Côté justice, l’affaire traîne, bien que le ministre de la Justice, Moriba Alain Koné, ait rassuré la famille du défunt, de la poursuite de l’affaire jusqu’au bout. Amen ! Pour l’heure, la famille Bangoura garde son mal en patience, attendant les résultats de l’autopsie décidée par la juge d’instruction, dame Ramatoulaye Barry.

Genèse de l’affaire

« Alhassane Bangoura a été interpellé à 6 heures par la Brigade anti-criminalité numéro 5 de Nongo pour vol d’un poste téléviseur, le 18 février 2022. Qu’est-ce que la Brigade à avoir dans ça, alors qu’elle est constituée pour lutter contre le grand banditisme ? Quand il a été arrêté (le jour du mariage de sa fille), il a été transféré au Commissariat central de Nongo pour l’enquête préliminaire. Quelle humiliation ! Ils ont appelé des témoins qui ne l’ont pas identifié », explique Me Fodé Dioubaté. L’enquête préliminaire bouclée, Alhassane Bangoura a été transféré au parquet spécial du tribunal pour enfant à Kaloum. A « notre étonnement », poursuit l’avocat, le procureur spécial fait retourner Alhassane Bangoura passer la nuit du 24 février en garde à vue, au Commissariat central de Nongo. Ensuite, « il a requis l’ouverture d’une information judiciaire en saisissant un cabinet d’instruction, en la personne de la juge Ramatoulaye Barry du tribunal pour enfant de Kaloum. Là aussi, on a constaté des manquements », dénonce-t-il.

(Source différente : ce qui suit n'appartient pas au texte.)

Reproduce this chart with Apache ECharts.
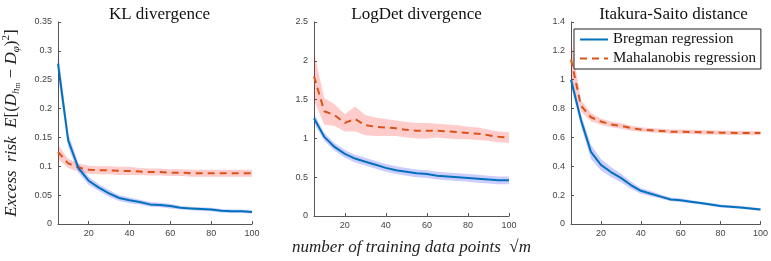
<!DOCTYPE html>
<html>
<head>
<meta charset="utf-8">
<script src="https://cdn.jsdelivr.net/npm/echarts@6/dist/echarts.min.js"></script>
<style>
  html, body { margin: 0; padding: 0; background: #fff; }
  #chart { width: 771px; height: 261px; }
</style>
</head>
<body>
<div id="chart"></div>
<script>
// sample sizes (sqrt m)
const xValues = [5, 10, 15, 20, 25, 30, 35, 40, 45, 50, 55, 60, 65, 70, 75, 80, 85, 90, 95, 100];
const xTicks = [20, 40, 60, 80, 100];

// KL divergence
const klBregman = [0.278, 0.145, 0.097, 0.075, 0.063, 0.053, 0.045, 0.041, 0.038, 0.034, 0.033, 0.031, 0.028, 0.027, 0.026, 0.025, 0.023, 0.022, 0.022, 0.021];
const klBregmanSpread = [0.022, 0.012, 0.008, 0.007, 0.006, 0.006, 0.005, 0.005, 0.004, 0.004, 0.004, 0.004, 0.003, 0.003, 0.003, 0.003, 0.003, 0.003, 0.003, 0.003];
const klMahal = [0.125, 0.105, 0.098, 0.094, 0.093, 0.093, 0.092, 0.092, 0.091, 0.090, 0.090, 0.089, 0.089, 0.088, 0.088, 0.088, 0.088, 0.088, 0.088, 0.088];
const klMahalSpread = [0.012, 0.008, 0.007, 0.007, 0.007, 0.007, 0.007, 0.007, 0.006, 0.006, 0.006, 0.006, 0.006, 0.006, 0.006, 0.006, 0.006, 0.006, 0.006, 0.006];

// LogDet divergence
const ldBregman = [1.26, 1.02, 0.89, 0.80, 0.74, 0.70, 0.66, 0.62, 0.59, 0.57, 0.55, 0.54, 0.52, 0.51, 0.50, 0.49, 0.48, 0.47, 0.46, 0.46];
const ldBregmanSpread = [0.06, 0.05, 0.05, 0.05, 0.05, 0.05, 0.05, 0.05, 0.05, 0.05, 0.05, 0.05, 0.05, 0.05, 0.05, 0.05, 0.05, 0.05, 0.05, 0.05];
const ldMahal = [1.80, 1.35, 1.30, 1.20, 1.25, 1.17, 1.15, 1.14, 1.13, 1.11, 1.10, 1.10, 1.10, 1.09, 1.08, 1.07, 1.06, 1.04, 1.02, 1.01];
const ldMahalSpread = [0.31, 0.17, 0.14, 0.11, 0.16, 0.13, 0.12, 0.11, 0.10, 0.10, 0.10, 0.10, 0.09, 0.09, 0.09, 0.08, 0.08, 0.07, 0.07, 0.07];

// Itakura-Saito distance
const isBregman = [1.00, 0.72, 0.50, 0.41, 0.36, 0.32, 0.27, 0.23, 0.21, 0.19, 0.17, 0.165, 0.155, 0.145, 0.135, 0.125, 0.12, 0.115, 0.108, 0.10];
const isBregmanSpread = [0.04, 0.04, 0.05, 0.04, 0.035, 0.03, 0.025, 0.02, 0.018, 0.015, 0.013, 0.012, 0.011, 0.01, 0.01, 0.01, 0.01, 0.01, 0.01, 0.01];
const isMahal = [1.14, 0.82, 0.74, 0.71, 0.69, 0.68, 0.665, 0.655, 0.65, 0.645, 0.64, 0.64, 0.638, 0.636, 0.635, 0.633, 0.632, 0.631, 0.63, 0.63];
const isMahalSpread = [0.13, 0.04, 0.03, 0.022, 0.02, 0.02, 0.018, 0.016, 0.015, 0.015, 0.015, 0.015, 0.015, 0.015, 0.015, 0.015, 0.015, 0.015, 0.015, 0.015];

const titles = ['KL divergence', 'LogDet divergence', 'Itakura-Saito distance'];
const yMax = [0.35, 2.5, 1.4];
const yStep = [0.05, 0.5, 0.2];

const blue = '#0072BD';
const red = '#D95319';
const serif = '"Liberation Serif", "Times New Roman", serif';
const sans = '"Liberation Sans", Arial, sans-serif';

const panels = [
  { b: klBregman, bs: klBregmanSpread, m: klMahal, ms: klMahalSpread },
  { b: ldBregman, bs: ldBregmanSpread, m: ldMahal, ms: ldMahalSpread },
  { b: isBregman, bs: isBregmanSpread, m: isMahal, ms: isMahalSpread }
];
const gridLeft = [57, 314, 571];

const pairs = (ys) => xValues.map((x, i) => [x, ys[i]]);

const grids = [], xAxes = [], yAxes = [], series = [];

// shaded band drawn as one polygon: upper edge left->right, lower edge right->left
function bandSeries(k, ys, sp, color) {
  return {
    type: 'custom', xAxisIndex: k, yAxisIndex: k, silent: true, z: 1, clip: true,
    data: xValues.map((x, i) => [x, ys[i] - sp[i], ys[i] + sp[i]]),
    encode: { x: 0, y: [1, 2] },
    renderItem: (params, api) => {
      if (params.dataIndex !== 0) return null;
      const pts = [];
      for (let i = 0; i < xValues.length; i++) pts.push(api.coord([xValues[i], ys[i] + sp[i]]));
      for (let i = xValues.length - 1; i >= 0; i--) pts.push(api.coord([xValues[i], ys[i] - sp[i]]));
      return { type: 'polygon', shape: { points: pts }, style: { fill: color } };
    }
  };
}

panels.forEach((p, k) => {
  grids.push({ left: gridLeft[k], top: 22, width: 195, height: 202 });
  xAxes.push({
    type: 'value', gridIndex: k, min: 5, max: 100,
    axisLine: { lineStyle: { color: '#555', width: 1 } },
    axisTick: { inside: true, length: 3, customValues: xTicks, lineStyle: { color: '#555' } },
    axisLabel: { customValues: xTicks, color: '#444', fontSize: 9, fontFamily: sans, margin: 5 },
    splitLine: { show: false },
    name: k === 1 ? 'number of training data points  √m' : '',
    nameLocation: 'middle', nameGap: 23,
    nameTextStyle: { fontFamily: serif, fontStyle: 'italic', fontSize: 17, color: '#222' }
  });
  yAxes.push({
    type: 'value', gridIndex: k, min: 0, max: yMax[k], interval: yStep[k],
    axisLine: { show: true, lineStyle: { color: '#555', width: 1 } },
    axisTick: { show: true, inside: true, length: 3, lineStyle: { color: '#555' } },
    axisLabel: { color: '#444', fontSize: 9, fontFamily: sans, margin: 6 },
    splitLine: { show: false },
    name: k === 0 ? '{it|Excess  risk  E}{n|[(}{it|D}{sub|h}{ss|m}{n| − }{it|D}{sub|φ}{n|)}{sup|2}{n|]}' : '',
    nameLocation: 'middle', nameRotate: 90, nameGap: 36,
    nameTextStyle: {
      color: '#222',
      rich: {
        it: { fontFamily: serif, fontStyle: 'italic', fontSize: 17, lineHeight: 21, color: '#222' },
        n: { fontFamily: serif, fontSize: 17, lineHeight: 21, color: '#222' },
        sub: { fontFamily: serif, fontStyle: 'italic', fontSize: 11, lineHeight: 11, verticalAlign: 'bottom', color: '#222' },
        ss: { fontFamily: serif, fontStyle: 'italic', fontSize: 8, lineHeight: 6, verticalAlign: 'bottom', color: '#222' },
        sup: { fontFamily: serif, fontSize: 11, lineHeight: 10, verticalAlign: 'top', color: '#222' }
      }
    }
  });

  series.push(bandSeries(k, p.m, p.ms, 'rgba(255,0,0,0.2)'));
  series.push(bandSeries(k, p.b, p.bs, 'rgba(0,0,255,0.2)'));
  series.push({
    name: 'Mahalanobis regression', type: 'line', xAxisIndex: k, yAxisIndex: k,
    data: pairs(p.m), symbol: 'none', z: 3,
    lineStyle: { color: red, width: 2, type: [7, 5] }, itemStyle: { color: red }
  });
  series.push({
    name: 'Bregman regression', type: 'line', xAxisIndex: k, yAxisIndex: k,
    data: pairs(p.b), symbol: 'none', z: 4,
    lineStyle: { color: blue, width: 2 }, itemStyle: { color: blue }
  });
});

const chart = echarts.init(document.getElementById('chart'), null, { renderer: 'canvas' });
chart.setOption({
  animation: false,
  backgroundColor: '#fff',
  title: titles.map((t, k) => ({
    text: t, left: gridLeft[k] + 97.5, top: 1, textAlign: 'center',
    textStyle: { fontFamily: serif, fontWeight: 'normal', fontSize: 17, color: '#111' }
  })),
  legend: {
    data: ['Bregman regression', 'Mahalanobis regression'],
    orient: 'vertical', left: 574, top: 29,
    padding: [3, 5, 3, 5], itemGap: 4, itemWidth: 28, itemHeight: 14,
    backgroundColor: '#fff', borderColor: '#222', borderWidth: 1, borderRadius: 0,
    itemStyle: { opacity: 0 },
    textStyle: { fontFamily: serif, fontSize: 15, color: '#111' }
  },
  grid: grids, xAxis: xAxes, yAxis: yAxes, series: series
});
</script>
</body>
</html>
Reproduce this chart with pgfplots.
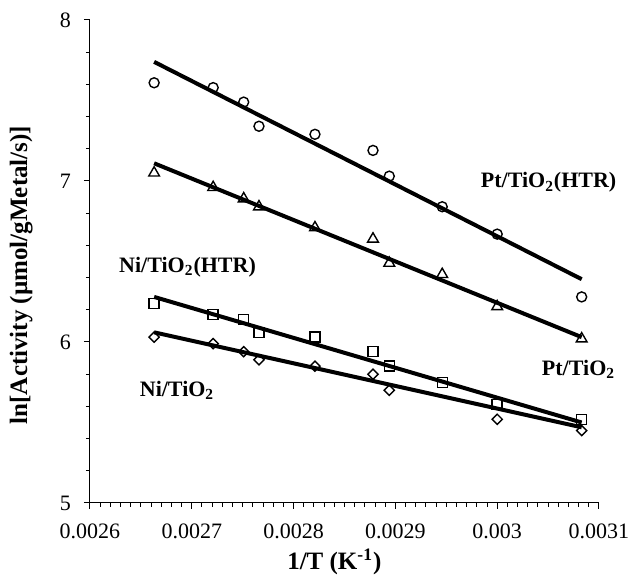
\documentclass[border=0pt]{standalone}
\usepackage{fontspec}
\setmainfont{Liberation Serif}
\usepackage{pgfplots}
\pgfplotsset{compat=1.18}
\begin{document}
\begin{tikzpicture}
\useasboundingbox (-45pt,-37.5pt) rectangle (269.5pt,251.5pt);
\begin{axis}[
  scale only axis,
  width=254.5pt, height=241.5pt,
  xmin=0.0026, xmax=0.0031, ymin=5, ymax=8,
  axis lines*=left,
  axis line style={line width=0.5pt},
  tick align=outside,
  tick style={line width=0.5pt, black},
  major tick length=3pt, minor tick length=2pt,
  xtick={0.0026,0.0027,0.0028,0.0029,0.003,0.0031},
  xticklabels={0.0026,0.0027,0.0028,0.0029,0.003,0.0031},
  scaled x ticks=false,
  ytick={5,6,7,8},
  minor x tick num=9,
  minor y tick num=4,
  /pgf/number format/assume math mode=true,
  tick label style={font=\fontsize{11}{13}\selectfont},
  xticklabel style={yshift=-4pt},
  yticklabel style={xshift=-3pt},
  xlabel={\textbf{1/T (K\textsuperscript{-1})}},
  ylabel={\textbf{ln[Activity (µmol/gMetal/s)]}},
  label style={font=\fontsize{12.5}{14}\selectfont},
  xlabel style={at={(axis description cs:0.48,-0.122)}, anchor=center},
  ylabel style={at={(axis description cs:-0.135,0.472)}, anchor=center},
  clip=false,
]
% Pt/TiO2(HTR)
\addplot[only marks, mark=o, mark size=2.5pt, mark options={line width=0.7pt, black}] coordinates {
(0.002663,7.61)(0.002721,7.58)(0.002751,7.49)(0.002766,7.34)(0.002821,7.29)
(0.002878,7.19)(0.002894,7.03)(0.002946,6.84)(0.003000,6.67)(0.003083,6.28)};
\addplot[black, line width=2pt] coordinates {(0.002663,7.74)(0.003083,6.39)};
% Pt/TiO2
\addplot[only marks, mark=triangle, mark size=3.1pt, mark options={line width=0.7pt, black}] coordinates {
(0.002663,7.05)(0.002721,6.96)(0.002751,6.89)(0.002766,6.84)(0.002821,6.71)
(0.002878,6.64)(0.002894,6.49)(0.002946,6.42)(0.003000,6.22)(0.003083,6.02)};
\addplot[black, line width=2pt] coordinates {(0.002663,7.11)(0.003083,6.03)};
% Ni/TiO2(HTR)
\addplot[only marks, mark=square, mark size=2.5pt, mark options={line width=0.7pt, black}] coordinates {
(0.002663,6.24)(0.002721,6.17)(0.002751,6.14)(0.002766,6.06)(0.002821,6.03)
(0.002878,5.94)(0.002894,5.85)(0.002946,5.75)(0.003000,5.61)(0.003083,5.52)};
\addplot[black, line width=2pt] coordinates {(0.002663,6.28)(0.003083,5.50)};
% Ni/TiO2
\addplot[only marks, mark=square, mark size=1.8pt, mark options={line width=0.7pt, black, rotate=45}] coordinates {
(0.002663,6.03)(0.002721,5.99)(0.002751,5.94)(0.002766,5.89)(0.002821,5.85)
(0.002878,5.80)(0.002894,5.70)(0.003000,5.52)(0.003083,5.45)};
\addplot[black, line width=2pt] coordinates {(0.002663,6.06)(0.003083,5.47)};
\node[font=\fontsize{11}{13}\selectfont\bfseries, anchor=center] at (axis cs:0.0030505,6.99) {Pt/TiO\textsubscript{2}(HTR)};
\node[font=\fontsize{11}{13}\selectfont\bfseries, anchor=center] at (axis cs:0.0030799,5.83) {Pt/TiO\textsubscript{2}};
\node[font=\fontsize{11}{13}\selectfont\bfseries, anchor=center] at (axis cs:0.0026958,6.466) {Ni/TiO\textsubscript{2}(HTR)};
\node[font=\fontsize{11}{13}\selectfont\bfseries, anchor=center] at (axis cs:0.0026855,5.70) {Ni/TiO\textsubscript{2}};
\end{axis}
\end{tikzpicture}
\end{document}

Il « ne devait » pas être en taule

Me Sékou Koïta estime qu’Alhassane Bangoura ne devait pas être embastillé à cause d’un prétendu vol de poste téléviseur. Il invoque le principe selon lequel «la liberté est le principe, la prison l’exception. » Mais, le risque de fuite et celui de faire pression sur les témoins sont, entre autres, des motifs qu’ayant fait valoir la juge d’instruction pour le coffrer.

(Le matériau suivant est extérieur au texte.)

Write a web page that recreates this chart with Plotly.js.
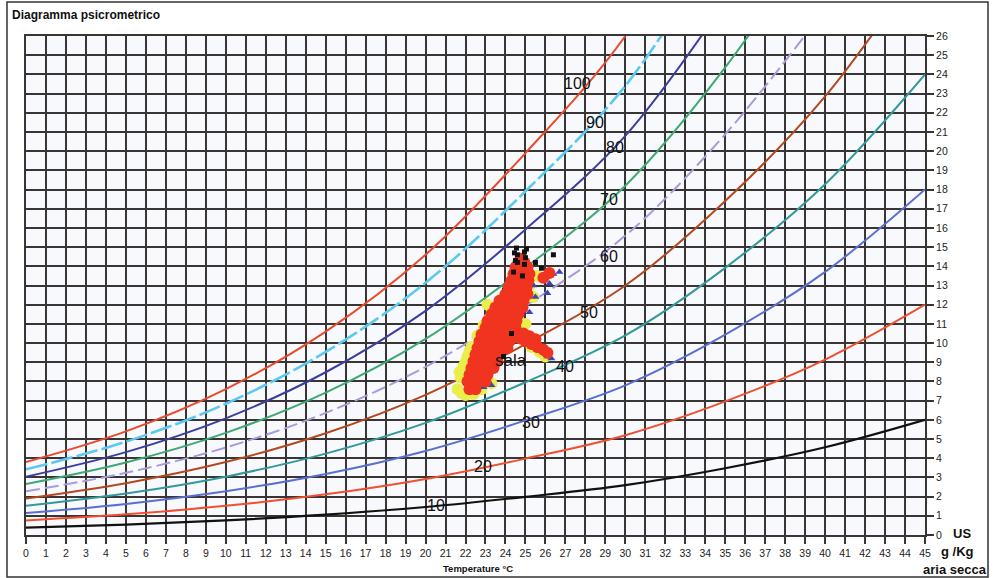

« Avec toutes les garanties que nous avons mises en avant, l’ordonnance de placement en détention provisoire d’Alhassane Bangoura a été prise. Il a été conduit à la Maison centrale de Conakry comme un bandit de grand chemin. Nous avons écrit une demande de mise en liberté provisoire, sans succès. On nous parlait d’une caution de dix millions de francs guinéens, mais finalement, j’ai proposé une caution de trois millions. On devait déposer la caution le 14 mars, lorsqu’on nous a informé qu’il est décédé », regrette Me Koïta qui assure qu’Alhassane Bangoura n’a donné aucun signe de maladie, à la veille de son décès.